→ PROBLEM DETAILS
Retype all of the listing exactly, passing over any picture you find.

→ RECORDED DATA
-----

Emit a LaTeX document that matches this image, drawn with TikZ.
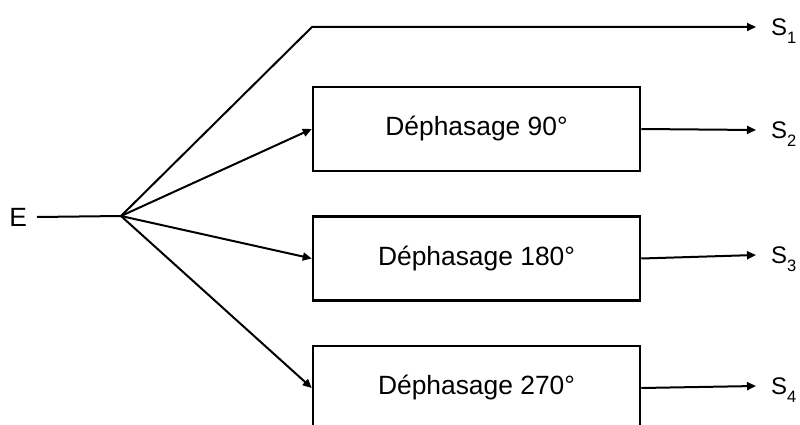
\documentclass[tikz,border=0pt]{standalone}
\usepackage{fontspec}
\setmainfont{Liberation Sans}
\usepackage{tikz}
\usetikzlibrary{arrows.meta,positioning}
\newcommand{\sortie}[1]{S\raisebox{-8pt}{\fontsize{16.5}{18}\selectfont #1}}

\begin{document}
\begin{tikzpicture}[
  x=1pt,y=-1pt,
  node distance=43pt,
  box/.style={draw,line width=2.5pt,minimum width=327pt,minimum height=84pt,inner sep=0pt,font=\fontsize{26.4}{30}\selectfont},
  slabel/.style={anchor=west,outer sep=0pt,inner xsep=15pt,inner ysep=0pt,text height=17pt,text depth=0pt,font=\fontsize{24}{28}\selectfont},
  arrow/.style={-{Triangle[length=9pt,width=8pt]},line width=2pt}
]
\useasboundingbox (0,0) rectangle (800,425);
\clip (0,0) rectangle (800,425);
\node[slabel,anchor=east,inner xsep=10pt,text height=19pt,font=\fontsize{26.4}{30}\selectfont] (in) at (37,217) {E};
\coordinate (split) at (121,216);
\coordinate (bend) at (312,27);
\node[box] (ph90) at (476.5,129) {Déphasage 90°};
\node[box,below=of ph90] (ph180) {Déphasage 180°};
\node[box,below=of ph180] (ph270) {Déphasage 270°};
\node[slabel] (s1) at (756,27) {\sortie{1}};
\node[slabel] (s2) at (756,130) {\sortie{2}};
\node[slabel] (s3) at (756,255) {\sortie{3}};
\node[slabel] (s4) at (756,386) {\sortie{4}};
\draw[line width=2pt] (in.east) -- (split);
\draw[arrow] (split) -- (bend) -- (s1.west);
\draw[arrow] (split) -- (ph90.west);
\draw[arrow] (split) -- (ph180.west);
\draw[arrow] (split) -- (ph270.west);
\draw[arrow] (ph90.east) -- (s2.west);
\draw[arrow] (ph180.east) -- (s3.west);
\draw[arrow] (ph270.east) -- (s4.west);
\end{tikzpicture}
\end{document}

-----

→ PROBLEM SOLUTION
Emit a LaTeX document that matches this image, drawn with TikZ.
\documentclass[tikz,border=0pt]{standalone}
\usepackage{fontspec}
\setmainfont{Liberation Sans}
\usepackage{tikz}
\usetikzlibrary{arrows.meta,positioning}
\newcommand{\sortie}[1]{S\raisebox{-8pt}{\fontsize{16.5}{18}\selectfont #1}}

\begin{document}
\begin{tikzpicture}[
  x=1pt,y=-1pt,
  node distance=43pt,
  box/.style={draw,line width=2.5pt,minimum width=327pt,minimum height=84pt,inner sep=0pt,font=\fontsize{26.4}{30}\selectfont},
  slabel/.style={anchor=west,outer sep=0pt,inner xsep=15pt,inner ysep=0pt,text height=17pt,text depth=0pt,font=\fontsize{24}{28}\selectfont},
  arrow/.style={-{Triangle[length=9pt,width=8pt]},line width=2pt}
]
\useasboundingbox (0,0) rectangle (800,425);
\clip (0,0) rectangle (800,425);
\node[slabel,anchor=east,inner xsep=10pt,text height=19pt,font=\fontsize{26.4}{30}\selectfont] (in) at (37,217) {E};
\coordinate (split) at (121,216);
\coordinate (bend) at (312,27);
\node[box] (ph90) at (476.5,129) {Déphasage 90°};
\node[box,below=of ph90] (ph180) {Déphasage 180°};
\node[box,below=of ph180] (ph270) {Déphasage 270°};
\node[slabel] (s1) at (756,27) {\sortie{1}};
\node[slabel] (s2) at (756,130) {\sortie{2}};
\node[slabel] (s3) at (756,255) {\sortie{3}};
\node[slabel] (s4) at (756,386) {\sortie{4}};
\draw[line width=2pt] (in.east) -- (split);
\draw[arrow] (split) -- (bend) -- (s1.west);
\draw[arrow] (split) -- (ph90.west);
\draw[arrow] (split) -- (ph180.west);
\draw[arrow] (split) -- (ph270.west);
\draw[arrow] (ph90.east) -- (s2.west);
\draw[arrow] (ph180.east) -- (s3.west);
\draw[arrow] (ph270.east) -- (s4.west);
\end{tikzpicture}
\end{document}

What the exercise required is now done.